If you're partial to a bit of Parsons...
Here's two more modern novels you might just like...
How to Talk to a Widower by Jonathan Tropper
When Doug Parker married Hailey - beautiful, smart and ten years older - he left his carefree Manhattan life behind to live with her and her teenage son, Russ, in the suburbs. Three years later, Hailey has been dead for a year, and Doug, a widower at 29, just wants to drown himself in self-pity and Jack Daniels. But his family has other ideas...Russ is furious with Doug for not adopting him after Hailey died, and has fallen in with a bad crowd. Claire, Doug's irrepressible and pregnant twin sister, has just left her husband and moved in, uninvited, determined to turn his life around. Then there's Debbie, their younger sister, engaged to Doug's ex-best friend and maniacally determined to pull of the perfect wedding at any cost. Soon, Doug finds himself trying to forge a relationship with Russ, reconnecting with his own eccentric nuclear family, and reluctantly dipping his toes into the shark-infested waters of the second-time-around dating scene. It isn't long before his new life is spinning hopelessly out of control...

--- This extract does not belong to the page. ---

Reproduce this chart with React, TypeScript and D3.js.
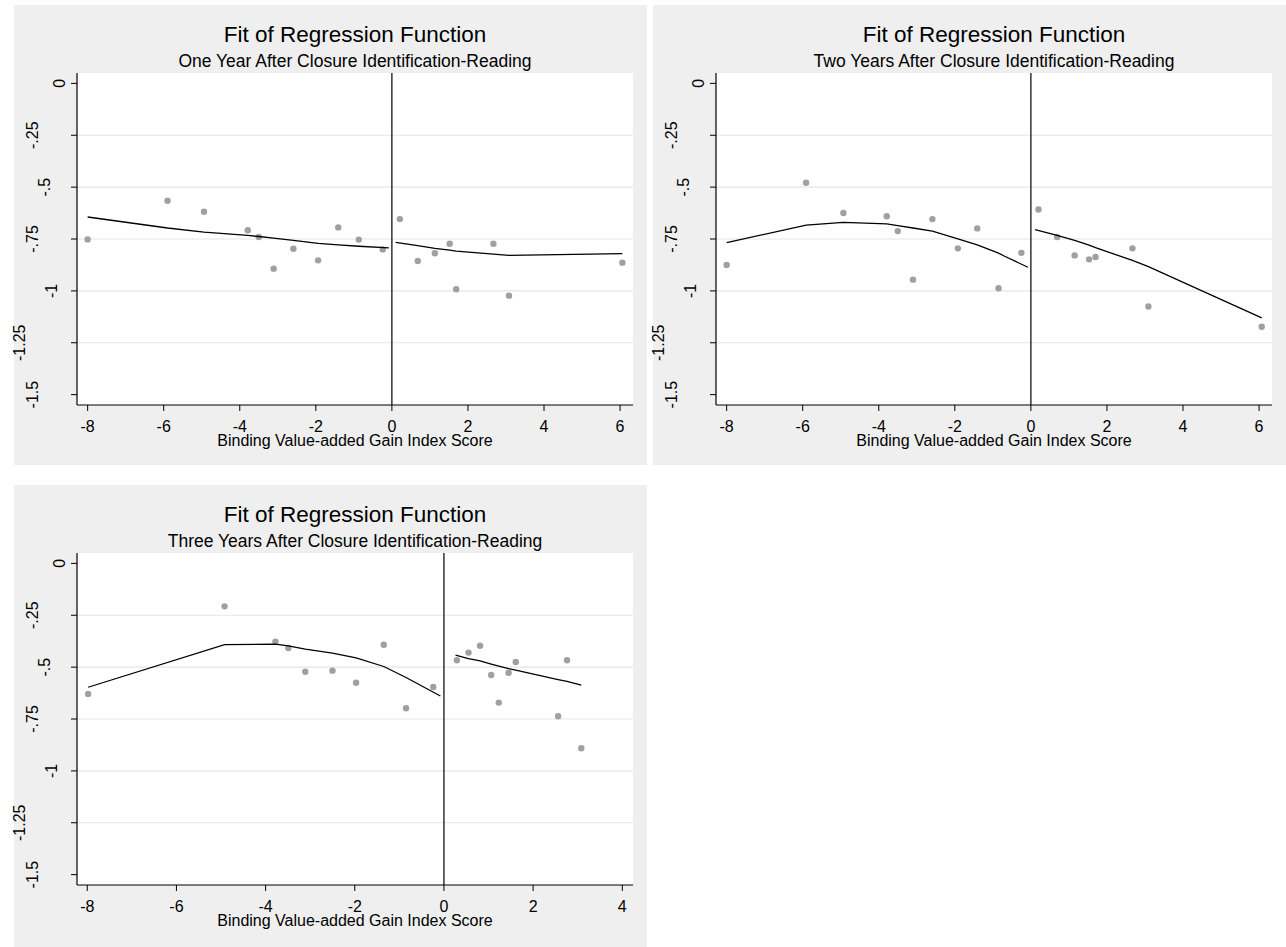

How To Be Good by Nick Hornby
According to her own complex moral calculations, Katie Carr has earned her affair. She's a doctor, after all, and doctors are decent people, and on top of that, her husband David is the self-styled Angriest Man in Holloway. But when David suddenly becomes good - properly, maddeningly, give-away-all-his-money good - Katie's sums no longer add up, and she is forced to ask herself some very hard questions. Nick Hornby's brilliant new novel, a No. 1 bestseller in the UK and Ireland, offers a painfully funny account of modern marriage and parenthood, and asks that most difficult of questions: what does it mean to be good?